Handling null values with LOAD CSV and the date() function in Memgraph


I've been tasked with importing a significant amount of data from various CSV files. So far, the process has been pretty smooth, but I've hit a snag with one particular CSV.

In this file, named mydata.csv, there's a column labeled endDate that contains date values.

id,customer,typeOfMobilePlan,endDate
8475932051,John Smith,Unlimited Data,2023-09-30
2938475610,Jane Doe,Basic Plan,2023-10-01
5674029183,Alice Johnson,Family Plan,2023-10-02
1248097536,Robert Brown,Prepaid Plan,
9385724160,Mary Davis,Unlimited Data,2023-10-04
2568931470,James Wilson,Family Plan,2023-10-05
5849021376,Patricia Taylor,Pay As You Go,
2048573912,Jennifer Lee,Basic Plan,2023-10-07
7385912046,Michael Harris,Unlimited Data,20231008
9032857461,Emily Clark,Family Plan,2023-10

My intention was to utilize these dates when creating nodes in Memgraph. My query looks something like this:

LOAD CSV FROM "file:///imports/mydata.csv" WITH HEADER AS row
CREATE (c: Thing {
    id: row.id,
    endDate: date(row.endDate)
})

The problem is that not every row in the endDate column of my CSV has a date. Some rows have null values or are simply empty. As a result I get an error upon encountering these non-date values:

Query failed: Invalid string for date. 
String representing the date should be in one of the following formats:
- YYYY-MM-DD
- YYYYMMDD
- YYYY-MM

I understand the error; the date function expects a specific format. I'm at a bit of a loss regarding how to best modify my query. I still want to parse and use the valid date strings, but I also need a way to handle, or perhaps skip, the problematic null or empty values.

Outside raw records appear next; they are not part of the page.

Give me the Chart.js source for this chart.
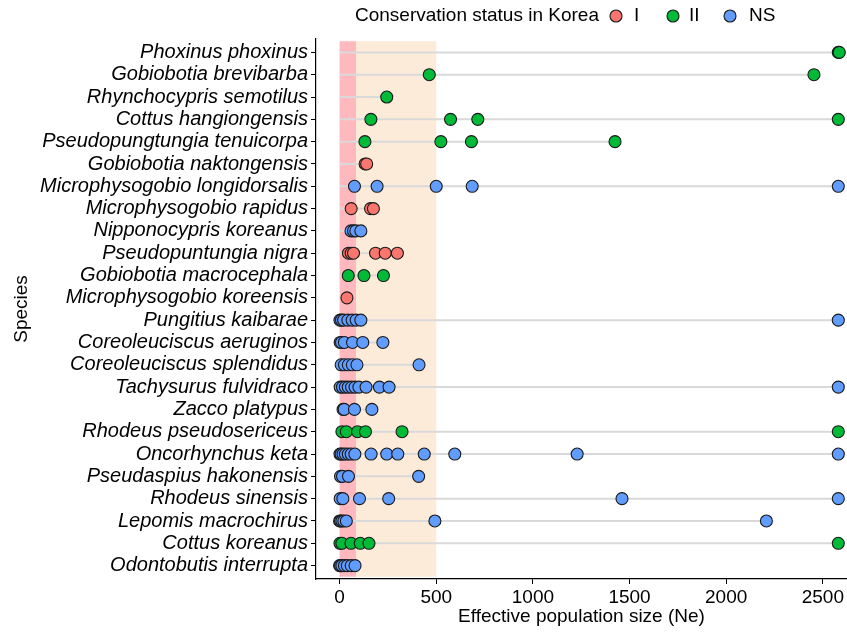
<!DOCTYPE html>
<html>
<head>
<meta charset="utf-8">
<script src="https://cdn.jsdelivr.net/npm/chart.js@4.4.0/dist/chart.umd.min.js"></script>
<style>
  html, body { margin: 0; padding: 0; background: #fff; }
</style>
</head>
<body>
<canvas id="neChart" width="847" height="633"></canvas>
<script>
const species = ['Phoxinus phoxinus', 'Gobiobotia brevibarba', 'Rhynchocypris semotilus', 'Cottus hangiongensis',
    'Pseudopungtungia tenuicorpa', 'Gobiobotia naktongensis', 'Microphysogobio longidorsalis', 'Microphysogobio rapidus',
    'Nipponocypris koreanus', 'Pseudopuntungia nigra', 'Gobiobotia macrocephala', 'Microphysogobio koreensis',
    'Pungitius kaibarae', 'Coreoleuciscus aeruginos', 'Coreoleuciscus splendidus', 'Tachysurus fulvidraco',
    'Zacco platypus', 'Rhodeus pseudosericeus', 'Oncorhynchus keta', 'Pseudaspius hakonensis',
    'Rhodeus sinensis', 'Lepomis macrochirus', 'Cottus koreanus', 'Odontobutis interrupta']
const status = ['II', 'II', 'II', 'II', 'II', 'I', 'NS', 'I', 'NS', 'I', 'II', 'I',
    'NS', 'NS', 'NS', 'NS', 'NS', 'II', 'NS', 'NS', 'NS', 'NS', 'II', 'NS']
// Ne estimates per species (same order as species)
const neValues = [
    [2580, 2585],
    [464, 2454],
    [244],
    [162, 574, 715, 2580],
    [131, 524, 682, 1425],
    [132, 140],
    [77, 194, 500, 686, 2580],
    [60, 160, 175],
    [59, 72, 84, 110],
    [46, 60, 72, 186, 236, 299],
    [45, 126, 227],
    [38],
    [2, 10, 21, 43, 65, 86, 110, 2580],
    [3, 10, 25, 67, 120, 224],
    [8, 25, 45, 66, 90, 411],
    [3, 15, 30, 45, 62, 80, 100, 137, 206, 256, 2580],
    [18, 24, 77, 167],
    [12, 35, 93, 134, 323, 2580],
    [2, 8, 18, 30, 45, 60, 79, 163, 244, 301, 438, 596, 1229, 2580],
    [5, 15, 46, 409],
    [3, 17, 103, 254, 1461, 2580],
    [0, 5, 12, 22, 35, 493, 2208],
    [2, 12, 59, 107, 152, 2580],
    [0, 5, 12, 25, 40, 60, 80]
]
const statusLevels = ['I', 'II', 'NS']
const xTicks = [0, 500, 1000, 1500, 2000, 2500]
const bandLimits = [0, 85, 500]

const statusColors = { 'I': '#F8766D', 'II': '#00BA38', 'NS': '#619CFF' }
const bandColors = ['#FFB9BE', '#FDEBD9']
const family = '"Liberation Sans", Arial, Helvetica, sans-serif'

// grey segment from 0 to the largest estimate of each species
const lineSets = species.map((name, i) => ({
    type: 'line',
    data: [{ x: 0, y: i }, { x: Math.max(...neValues[i]), y: i }],
    borderColor: '#D9D9D9',
    borderWidth: 2,
    pointRadius: 0,
    order: 2
}));

const pointSets = statusLevels.map(level => ({
    type: 'scatter',
    label: level,
    data: species.flatMap((name, i) => status[i] === level ? neValues[i].map(v => ({ x: v, y: i })) : []),
    backgroundColor: statusColors[level],
    borderColor: '#1a1a1a',
    borderWidth: 1.1,
    pointRadius: 6,
    clip: false,
    order: 1
}));

const bandPlugin = {
    id: 'neBands',
    beforeDatasetsDraw(chart) {
        const { ctx, scales: { x, y } } = chart;
        const top = y.getPixelForValue(-0.5);
        const bottom = y.getPixelForValue(species.length - 0.5);
        ctx.save();
        for (let i = 0; i < bandLimits.length - 1; i++) {
            const x0 = x.getPixelForValue(bandLimits[i]);
            const x1 = x.getPixelForValue(bandLimits[i + 1]);
            ctx.fillStyle = bandColors[i];
            ctx.fillRect(x0, top, x1 - x0, bottom - top);
        }
        ctx.restore();
    }
};

const legendPlugin = {
    id: 'statusLegend',
    afterDraw(chart) {
        const ctx = chart.ctx;
        const dotX = [616, 673, 730];
        const textX = [634, 689, 749];
        const cy = 16;
        ctx.save();
        ctx.font = `19px ${family}`;
        ctx.fillStyle = '#000';
        ctx.textBaseline = 'middle';
        ctx.fillText('Conservation status in Korea', 355, cy);
        statusLevels.forEach((level, i) => {
            ctx.beginPath();
            ctx.arc(dotX[i], cy, 6, 0, Math.PI * 2);
            ctx.fillStyle = statusColors[level];
            ctx.fill();
            ctx.lineWidth = 1.1;
            ctx.strokeStyle = '#1a1a1a';
            ctx.stroke();
            ctx.fillStyle = '#000';
            ctx.fillText(level, textX[i], cy);
        });
        ctx.restore();
    }
};

const ctx = document.getElementById('neChart').getContext('2d');

new Chart(ctx, {
    data: { datasets: [...lineSets, ...pointSets] },
    options: {
        responsive: false,
        animation: false,
        layout: { autoPadding: false, padding: { top: 39, left: 0, right: 0, bottom: 0 } },
        plugins: {
            legend: { display: false },
            tooltip: { enabled: false }
        },
        scales: {
            x: {
                type: 'linear',
                min: -122,
                max: 2625,
                afterBuildTicks: axis => { axis.ticks = xTicks.map(v => ({ value: v })); },
                afterFit: axis => { axis.height = 54; axis.paddingLeft = 0; axis.paddingRight = 0; },
                grid: { display: true, drawOnChartArea: false, tickLength: 5, color: '#000' },
                border: { display: true, color: '#000', width: 1.2 },
                ticks: {
                    color: '#000', padding: 2, autoSkip: false, maxRotation: 0,
                    font: { family: family, size: 19 },
                    callback: v => String(v)
                },
                title: {
                    display: true, text: 'Effective population size (Ne)', color: '#000',
                    font: { family: family, size: 19 }, padding: { top: 0, bottom: 5 }
                }
            },
            y: {
                type: 'linear',
                min: -0.6,
                max: species.length - 0.4,
                reverse: true,
                afterBuildTicks: axis => { axis.ticks = species.map((s, i) => ({ value: i })); },
                afterFit: axis => { axis.width = 316; axis.paddingTop = 0; axis.paddingBottom = 0; },
                grid: { display: true, drawOnChartArea: false, tickLength: 5, color: '#000' },
                border: { display: true, color: '#000', width: 1.2 },
                ticks: {
                    color: '#000', padding: 3, autoSkip: false,
                    font: { family: family, size: 20, style: 'italic' },
                    callback: v => species[v]
                },
                title: {
                    display: true, text: 'Species', color: '#000',
                    font: { family: family, size: 19 }, padding: { top: 10, bottom: 0 }
                }
            }
        }
    },
    plugins: [bandPlugin, legendPlugin]
});
</script>
</body>
</html>
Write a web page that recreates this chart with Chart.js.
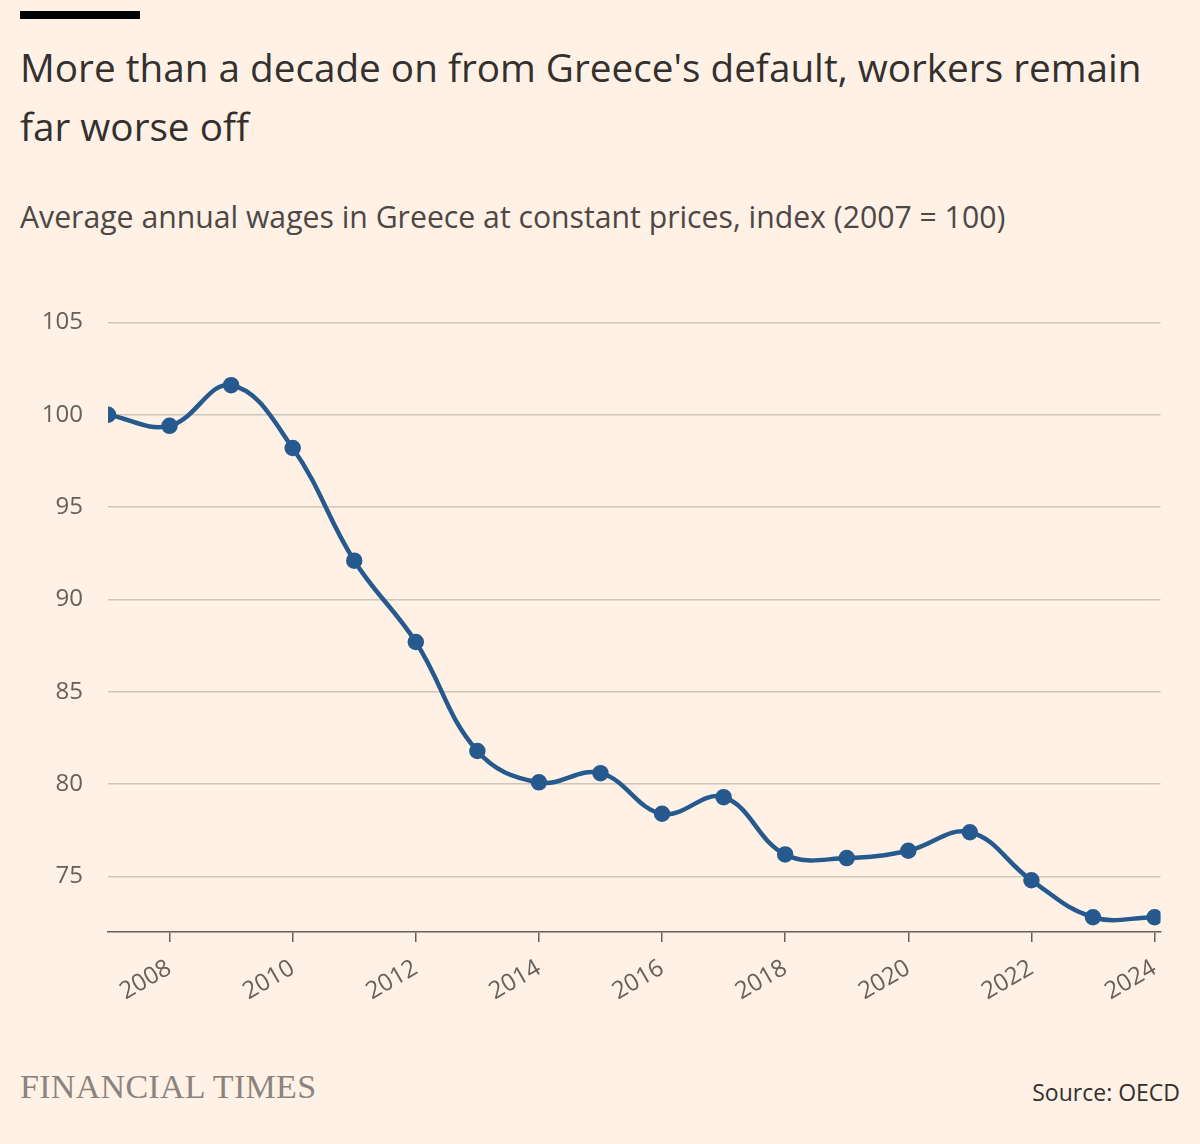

I can't skip those records so I can't prefilter and leave the rows from my CSV file out.


Solution

  • I think that this Cypher query should do the trick:

    LOAD CSV FROM "/imports/mydata.csv" WITH HEADER AS row
    CREATE (c: Thing {
        id: row.id,
        startDate: CASE row.startDate =~ "^\\s*\\d{4}(\\d{4}|-\\d{2}(-\\d{2})?)\\s*$"
            WHEN true
            THEN date(trim(row.startDate))
            ELSE null
            END
    })